The issue I faced was that I have an existing static site hosted on Github via gh-pages
. That is just regular HTML/CSS/JS. It works perfectly.
But, I wanted to add an elegant Octopress blog to that same static site - so I can have both my company site & blog hosted on Github’s powerful hosting platform.
This is how I pulled it off.
- Get the folder of your static site all setup like normal. Get all the pathings right for your /img, /css, /js, etc.
- Follow all the directions in the Octopress setup and deployment guide.
- Install the theme you want for Octopress (it is important to do this step before the rest of the steps, because everytime you install a theme it resets your index.html).

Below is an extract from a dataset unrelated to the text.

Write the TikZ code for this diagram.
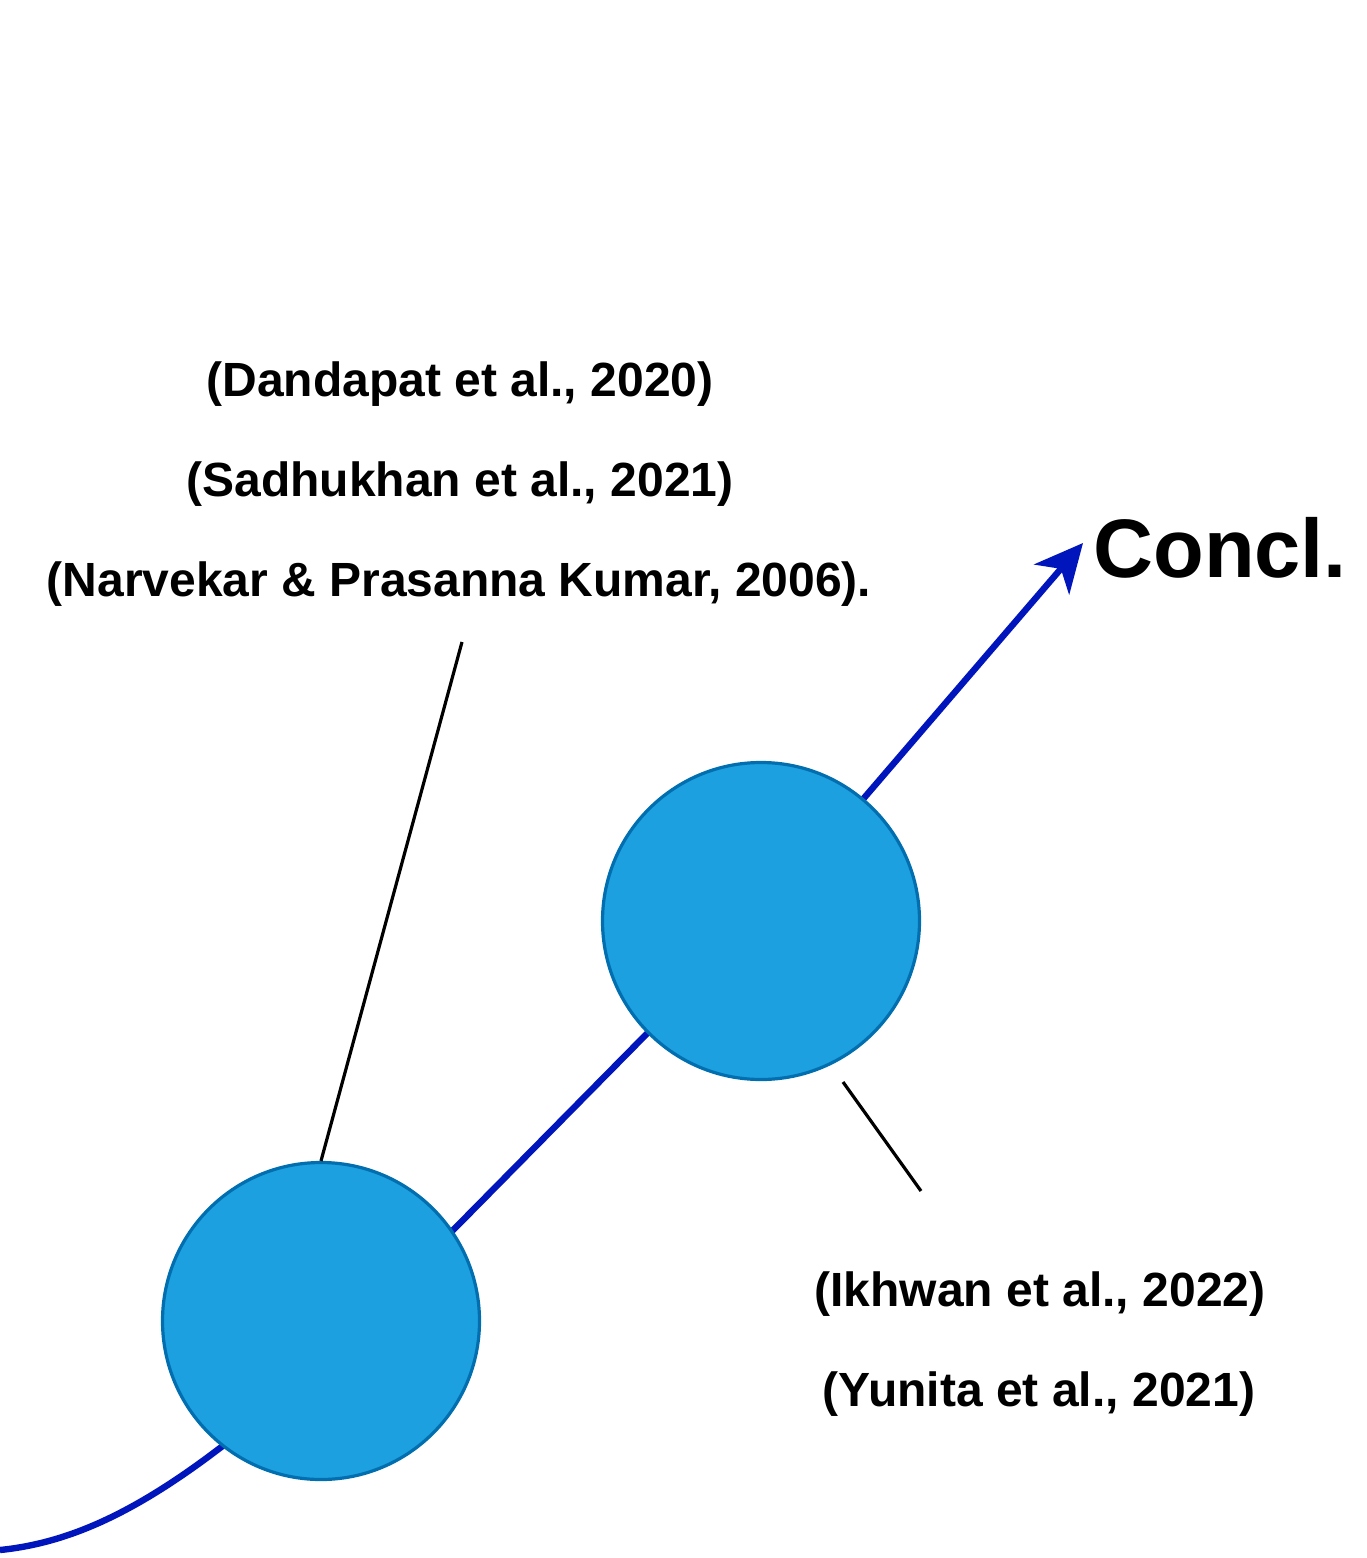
\documentclass[tikz,border=0pt]{standalone}
\usepackage{fontspec}
\setmainfont{Liberation Sans}
\usetikzlibrary{arrows.meta}
\definecolor{pathblue}{RGB}{0,22,188}
\definecolor{circfill}{RGB}{28,160,224}
\definecolor{circedge}{RGB}{0,110,175}
\tikzset{
  stage/.style={circle, draw=circedge, fill=circfill, line width=1.6pt, minimum size=158.5pt, inner sep=0pt},
  cite/.style={font=\fontsize{24pt}{28pt}\selectfont\bfseries, inner sep=0pt, anchor=center},
  leader/.style={draw=black, line width=1.6pt},
  route/.style={draw=pathblue, line width=3.2pt},
}
\begin{document}
\begin{tikzpicture}[x=0.5pt,y=-0.5pt]
\useasboundingbox (0,0) rectangle (1366,1558);
% path coordinates
\coordinate (start) at (0,1550);
\coordinate (bend) at (321,1364);
\coordinate (apex) at (761,918);
\coordinate (tip) at (1083,543);
% blue route
\draw[route] (start) .. controls (100,1540) and (190,1480) .. (bend) -- (apex);
\draw[route, -{Stealth[length=24pt,width=23pt,inset=7pt]}] (apex) -- (tip);
% circles
\node[stage] (c1) at (761,921) {};
\node[stage] (c2) at (321,1321) {};
% texts
\node[cite] (t1) at (460,384) {(Dandapat et al., 2020)};
\node[cite] (t2) at (460,484) {(Sadhukhan et al., 2021)};
\node[cite] (t3) at (459,584) {(Narvekar \& Prasanna Kumar, 2006).};
\node[cite] (t4) at (1040,1294) {(Ikhwan et al., 2022)};
\node[cite] (t5) at (1039,1394) {(Yunita et al., 2021)};
\node[font=\fontsize{41.5pt}{48pt}\selectfont\bfseries, inner sep=0pt, anchor=west] (concl) at (1093,548) {Concl.};
% leaders
\coordinate (l1) at (462,642);
\draw[leader] (l1) -- (c2.north);
\coordinate (l2a) at (843,1082);
\coordinate (l2b) at (921,1191);
\draw[leader] (l2a) -- (l2b);
\end{tikzpicture}
\end{document}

- Follow these instructions about moving your blog index page - make sure to update the Rakefile, per the instructions.
- Then use these settings in your files:
_config.yml
(you can customize all the other settings, but these worked for me)
url: http://5kmvp.com
subscribe_rss: /atom.xml
root: /
permalink: /blog/:year/:month/:day/:title/
source: source
destination: public
category_dir: blog/categories
Rakefile
public_dir = "public" # compiled site directory
source_dir = "source" # source file directory
blog_index_dir = 'source/blog' # directory for your blog's index page (if you put your index in source/blog/index.html, set this to 'source/blog')
Then once that is done, you copy your existing static site (with the exact structure that you setup earlier) into your /octopress/source/
folder - so yours should look similar to mine here.
What you will notice is that now Octopress will publish to /blog (which is a subfolder called ‘blog’ in your ‘source’ folder).
Basically the way Octopress works is that at it’s core, it copies everything from /source/ except for a few exceptions (all folders that start with _
, etc.)
If you have any conflicts with your folders (e.g. if you have /img/ and Octopress has /images/) then just copy both if you don’t want have to update your paths in all your HTML files. It’s no big deal.
That’s pretty much it.
Remember that rake preview
and rake generate
are your friends. Use them religiously.
If you have any issues with styling, then you may need to play around with some of the paths in the various variables in your _config.yml
and Rakefile
a bit. But you should’t have to, because all of these values worked for me - and I did A LOT of playing around.
Special Note: You should end up with your static site index.html in the root folder of the generated site - you can see the source here and the generated version here - and you should also have an octopress generated index in the /blog/
subfolder - again…the source here and generated version here.
You can always just look at my entire source to see what I did.
Most other setup & deployment instructions apply and work fine (including remembering to include a CNAME file for your custom domain).
Whenever you want to change one of the static sites - i.e. a non-octopress file - then edit/update it locally and use rake deploy
when you are done (as opposed to a git push
like you would for a normal non-static site hosted on gh-pages
).
Remember to backup your entire repo to a source
or master
branch or some other branch, so you can always revert to it if you mess stuff up.
Good luck and I hope this saves some poor soul from spending weeks trying to figure this out.